Dataset items
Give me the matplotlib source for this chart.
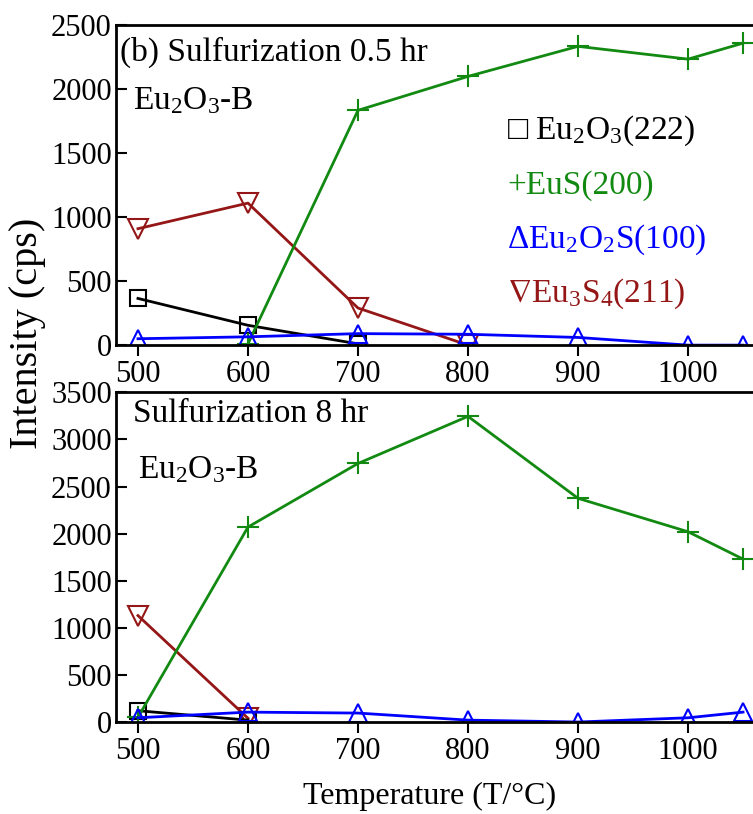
import matplotlib
matplotlib.use('Agg')
import matplotlib.pyplot as plt

plt.rcParams['font.family'] = ['Liberation Serif', 'DejaVu Serif']
plt.rcParams['mathtext.fontset'] = 'custom'
plt.rcParams['mathtext.rm'] = 'Liberation Serif'
plt.rcParams['mathtext.it'] = 'Liberation Serif:italic'
plt.rcParams['mathtext.fallback'] = 'stix'
plt.rcParams['font.size'] = 22

# 0.5 hr sulfurization
t_oxide_a = [500, 600, 700]
oxide_a = [365, 155, 10]
t_eus_a = [600, 700, 800, 900, 1000, 1050]
eus_a = [10, 1835, 2100, 2335, 2235, 2360]
t_oxs_a = [500, 600, 700, 800, 900, 1000, 1050]
oxs_a = [50, 65, 90, 85, 60, 0, 0]
t_eu3s4_a = [500, 600, 700, 800]
eu3s4_a = [910, 1110, 290, 0]

# 8 hr sulfurization
t_oxide_b = [500, 600]
oxide_b = [120, 20]
t_eus_b = [500, 600, 700, 800, 900, 1000, 1050]
eus_b = [50, 2070, 2745, 3245, 2375, 2020, 1730]
t_oxs_b = [500, 600, 700, 800, 900, 1000, 1050]
oxs_b = [45, 105, 95, 20, 0, 45, 105]
t_eu3s4_b = [500, 600]
eu3s4_b = [1130, 40]

xticks = [500, 600, 700, 800, 900, 1000]

c_black = 'black'
c_green = '#128a12'
c_blue = '#0000ff'
c_red = '#951616'

fig = plt.figure(figsize=(7.53, 8.14), dpi=100)
ax1 = fig.add_axes([0.154, 0.576, 0.862, 0.393])
ax2 = fig.add_axes([0.154, 0.113, 0.862, 0.405])

def draw(ax, sets):
    for t, v, c, m, ms in sets:
        ax.plot(t, v, color=c, marker=m, ms=ms, mfc='none', mec=c, mew=1.5, lw=2)
    ax.set_xlim(480, 1070)
    ax.set_xticks(xticks)
    ax.tick_params(axis='x', direction='out', length=8, width=1.5, pad=3)
    ax.tick_params(axis='y', direction='in', length=8, width=1.5, pad=3)
    for s in ax.spines.values():
        s.set_linewidth(2)

# red drawn first so the black squares sit on top
draw(ax1, [
    (t_eu3s4_a, eu3s4_a, c_red, 'v', 14),
    (t_oxide_a, oxide_a, c_black, 's', 11),
    (t_eus_a, eus_a, c_green, '+', 16),
    (t_oxs_a, oxs_a, c_blue, '^', 13),
])
ax1.set_ylim(0, 2500)
ax1.set_yticks([0, 500, 1000, 1500, 2000, 2500])

draw(ax2, [
    (t_eu3s4_b, eu3s4_b, c_red, 'v', 14),
    (t_oxide_b, oxide_b, c_black, 's', 11),
    (t_eus_b, eus_b, c_green, '+', 16),
    (t_oxs_b, oxs_b, c_blue, '^', 13),
])
ax2.set_ylim(0, 3500)
ax2.set_yticks([0, 500, 1000, 1500, 2000, 2500, 3000, 3500])

ax1.text(0.006, 0.915, '(b) Sulfurization 0.5 hr', transform=ax1.transAxes, va='center', fontsize=24)
ax1.text(0.027, 0.765, 'Eu$_2$O$_3$-B', transform=ax1.transAxes, va='center', fontsize=24)
ax2.text(0.027, 0.935, 'Sulfurization 8 hr', transform=ax2.transAxes, va='center', fontsize=24)
ax2.text(0.034, 0.765, 'Eu$_2$O$_3$-B', transform=ax2.transAxes, va='center', fontsize=24)

legend_items = [
    ('\u25a1 Eu$_2$O$_3$(222)', c_black, 0.67),
    ('+EuS(200)', c_green, 0.50),
    ('\u0394Eu$_2$O$_2$S(100)', c_blue, 0.33),
    ('$\\nabla$Eu$_3$S$_4$(211)', c_red, 0.16),
]
for label, c, y in legend_items:
    ax1.text(0.603, y, label, color=c, transform=ax1.transAxes, va='center', fontsize=24)

fig.text(0.037, 0.59, 'Intensity (cps)', rotation=90, va='center', ha='center', fontsize=29)
fig.text(0.57, 0.022, 'Temperature (T/\u00b0C)', va='center', ha='center', fontsize=23)

fig.savefig('out.png', dpi=100)
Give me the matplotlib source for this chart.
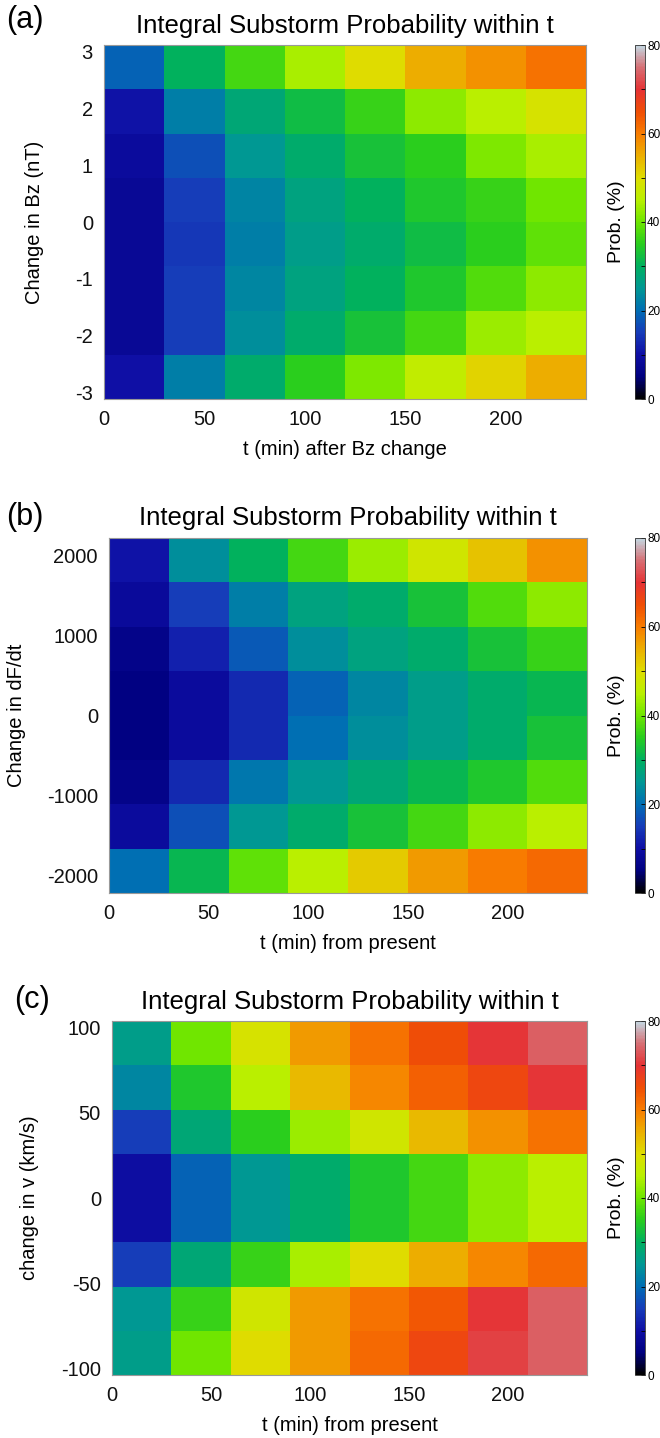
import numpy as np
import matplotlib
matplotlib.use('Agg')
import matplotlib.pyplot as plt
from matplotlib.colors import LinearSegmentedColormap

plt.rcParams['font.family'] = ['Liberation Sans', 'DejaVu Sans']
plt.rcParams['axes.unicode_minus'] = False

W, H = 660, 1438

# time bins (min)
t_edges = [0, 30, 60, 90, 120, 150, 180, 210, 240]

# probabilities (%), rows listed top -> bottom
prob_bz = [
    [19, 30, 37, 44, 50, 55, 58, 61],
    [10.5, 22, 28, 32, 36, 42, 45, 49],
    [9, 17, 25, 29, 33, 35, 41, 44],
    [8, 15, 22.5, 27, 30, 34, 36, 40],
    [8, 14.5, 22, 26, 29, 32, 35, 39],
    [8, 15, 23, 27, 30, 34, 38, 42],
    [8, 15, 24, 29, 33, 37, 43, 45],
    [10, 22, 29, 35, 41, 46, 51, 55],
]
prob_dfdt = [
    [10.5, 24, 30, 37, 43, 48, 53, 58],
    [8.5, 15, 22, 27, 29, 33, 38, 42],
    [6.5, 12, 18, 24, 27, 29, 33, 36],
    [5.5, 9, 13, 19, 23, 26, 29, 31],
    [5.5, 9, 13, 20, 24, 26, 29, 33],
    [6.5, 13, 21, 25, 28, 31, 34, 38],
    [9, 17, 25, 29, 33, 37, 42, 45],
    [20, 31, 39, 45, 52, 57, 60, 62],
]
prob_v = [
    [26, 40, 49, 57, 61, 65, 70, 73.5],
    [23, 34, 45, 54, 59, 63, 66, 70],
    [15, 28, 35, 43, 48, 54, 58, 61],
    [9.5, 19, 25, 29, 34, 37, 42, 45],
    [9.5, 19, 25, 29, 34, 37, 42, 45],
    [15, 28, 36, 44, 50, 55, 59, 62],
    [25, 36, 48, 57, 61, 64, 70, 73.5],
    [26, 40, 50, 57, 62, 66, 71, 73.5],
]

bz_edges = np.linspace(-3.12, 3.12, 9)
dfdt_edges = np.linspace(-2220, 2220, 9)
v_edges = np.linspace(-104, 104, 9)

bz_ticks = [-3, -2, -1, 0, 1, 2, 3]
dfdt_ticks = [-2000, -1000, 0, 1000, 2000]
v_ticks = [-100, -50, 0, 50, 100]
t_ticks = [0, 50, 100, 150, 200]

# rainbow-ish colour table, black -> blue -> green -> yellow -> red -> grey
cstops = [
    (0.0, (0, 0, 0)), (5, (0, 0, 128)), (10, (15, 15, 165)), (15, (22, 60, 185)),
    (20, (0, 110, 180)), (25, (0, 152, 148)), (30, (0, 176, 95)), (35, (40, 205, 30)),
    (40, (110, 230, 0)), (45, (185, 240, 0)), (50, (222, 222, 0)), (55, (236, 175, 0)),
    (60, (248, 125, 0)), (65, (240, 78, 5)), (70, (230, 50, 52)), (75, (215, 110, 115)),
    (80, (195, 215, 225)),
]
cmap = LinearSegmentedColormap.from_list(
    'prob', [(v / 80.0, tuple(c / 255 for c in rgb)) for v, rgb in cstops])


def fig_rect(x0, y0, x1, y1):
    return [x0 / W, 1 - y1 / H, (x1 - x0) / W, (y1 - y0) / H]


fig = plt.figure(figsize=(W / 100, H / 100), dpi=100)
fig.patch.set_facecolor('white')

panels = [
    ('(a)', prob_bz, bz_edges, bz_ticks, 'Change in Bz (nT)', 't (min) after Bz change',
     (104, 45, 586, 399), (6, 20), 44),
    ('(b)', prob_dfdt, dfdt_edges, dfdt_ticks, 'Change in dF/dt', 't (min) from present',
     (109, 538, 587, 893), (6, 517), 26),
    ('(c)', prob_v, v_edges, v_ticks, 'change in v (km/s)', 't (min) from present',
     (112, 1021, 587, 1375), (14, 1000), 39),
]

for letter, vals, yedges, yticks, ylab, xlab, box, lpos, ylx in panels:
    x0, y0, x1, y1 = box
    ax = fig.add_axes(fig_rect(*box))
    z = np.flipud(np.array(vals, dtype=float))
    mesh = ax.pcolormesh(t_edges, yedges, z, cmap=cmap, vmin=0, vmax=80, shading='flat')
    ax.set_xlim(t_edges[0], t_edges[-1])
    ax.set_ylim(yedges[0], yedges[-1])
    ax.set_xticks(t_ticks)
    ax.set_yticks(yticks)
    ax.tick_params(length=0, labelsize=14.5, pad=8, colors='#111111')
    for sp in ax.spines.values():
        sp.set_edgecolor('#999999')
        sp.set_linewidth(0.8)
    ax.set_xlabel(xlab, fontsize=14.5, labelpad=8)
    ax.yaxis.set_label_coords((ylx - x0) / (x1 - x0), 0.5)
    ax.set_ylabel(ylab, fontsize=14.5)
    ax.set_title('Integral Substorm Probability within t', fontsize=18.5, pad=9)
    fig.text(lpos[0] / W, 1 - lpos[1] / H, letter, fontsize=22, ha='left', va='center')

    cax = fig.add_axes(fig_rect(635, y0, 645, y1))
    cb = fig.colorbar(mesh, cax=cax)
    cb.set_ticks([0, 20, 40, 60, 80])
    cb.set_ticks([10, 30, 50, 70], minor=True)
    cax.tick_params(which='both', direction='in', length=3, width=0.6, labelsize=8.5, pad=1.5)
    cb.outline.set_linewidth(0.6)
    cb.outline.set_edgecolor('#333333')
    cax.yaxis.set_label_position('left')
    cax.set_ylabel('Prob. (%)', fontsize=14, labelpad=7)

fig.savefig('out.png', dpi=100, facecolor='white')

Brief
Leave the pictures out and repeat exactly the lines from the beginning of the records to the line bearing "eu3s4_a = [910, 1110, 290, 0]", both ends counted.

Final result
Give me the matplotlib source for this chart.
import matplotlib
matplotlib.use('Agg')
import matplotlib.pyplot as plt

plt.rcParams['font.family'] = ['Liberation Serif', 'DejaVu Serif']
plt.rcParams['mathtext.fontset'] = 'custom'
plt.rcParams['mathtext.rm'] = 'Liberation Serif'
plt.rcParams['mathtext.it'] = 'Liberation Serif:italic'
plt.rcParams['mathtext.fallback'] = 'stix'
plt.rcParams['font.size'] = 22

# 0.5 hr sulfurization
t_oxide_a = [500, 600, 700]
oxide_a = [365, 155, 10]
t_eus_a = [600, 700, 800, 900, 1000, 1050]
eus_a = [10, 1835, 2100, 2335, 2235, 2360]
t_oxs_a = [500, 600, 700, 800, 900, 1000, 1050]
oxs_a = [50, 65, 90, 85, 60, 0, 0]
t_eu3s4_a = [500, 600, 700, 800]
eu3s4_a = [910, 1110, 290, 0]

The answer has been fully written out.